Niobium Hafnium C103. C103 is a highly effective refractory alloy which is used in space, aerospace and hypersonic construction. Given the rise in price of hafnium – a key part of C103 – it is vital to have a process than ensures efficient use of input material.
High Entropy Alloys (HEAs)
“High Entropy Alloys (HEAs) represent a fundamental divergence from the way humankind has approached alloy development for the last 5,000 years. Instead of starting with one base element which accounts for most of the alloy composition and adding dilute amounts of other elements, HEAs focus on the unexplored central regions of multi-element phase diagrams, where three or more alloying elements occur in concentrated amounts, and there is no obvious single base element. This novel approach opens the door to millions of new alloy systems, including materials with unique, never-before-seen combinations of structural and/or functional properties”. Defining Pathways for Realising the Revolutionary Potential of High Entropy Alloys, TMS, 2021.
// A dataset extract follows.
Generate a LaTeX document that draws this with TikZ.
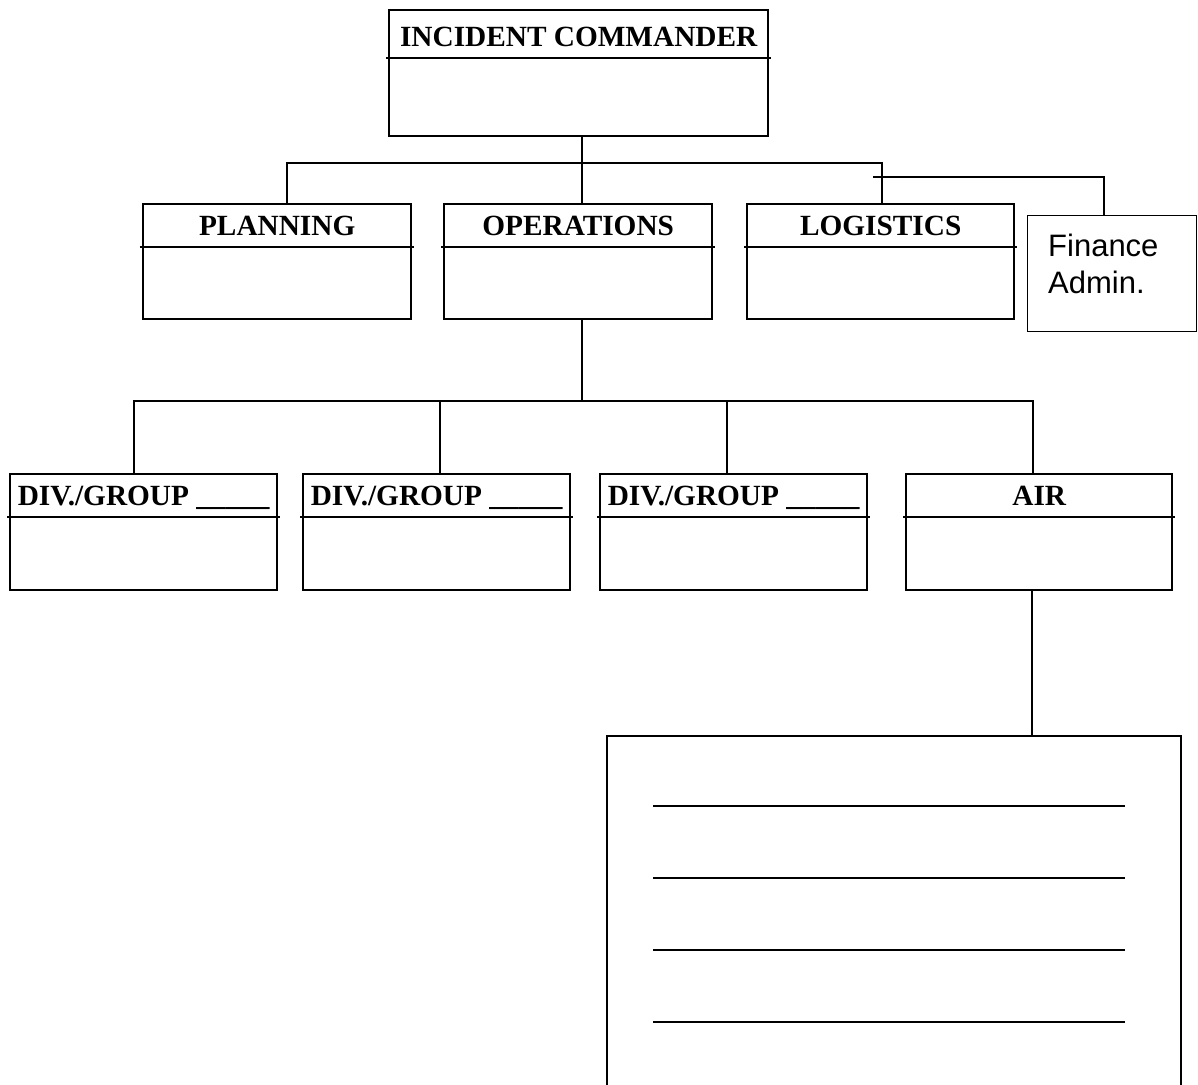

Metalysis can alloy materials with vastly different physical and chemical properties – e.g. the difference in melting point between Nb and Ta is over 500 degrees Celsius – alloying occurring via solid-state electrolysis not via melting. When applied to the periodic table this means 10 to the power of 40 elements can be alloyed – unleashing a fundamental shift in the paradigm of alloys and metals.
Accordingly, Metalysis is focused on the production of lightweight refractory high entropy alloys – those with the largest differences – and these bring refractory and lightweighting and so are being sought after by the hypersonics, clean energy, space, defence sectors.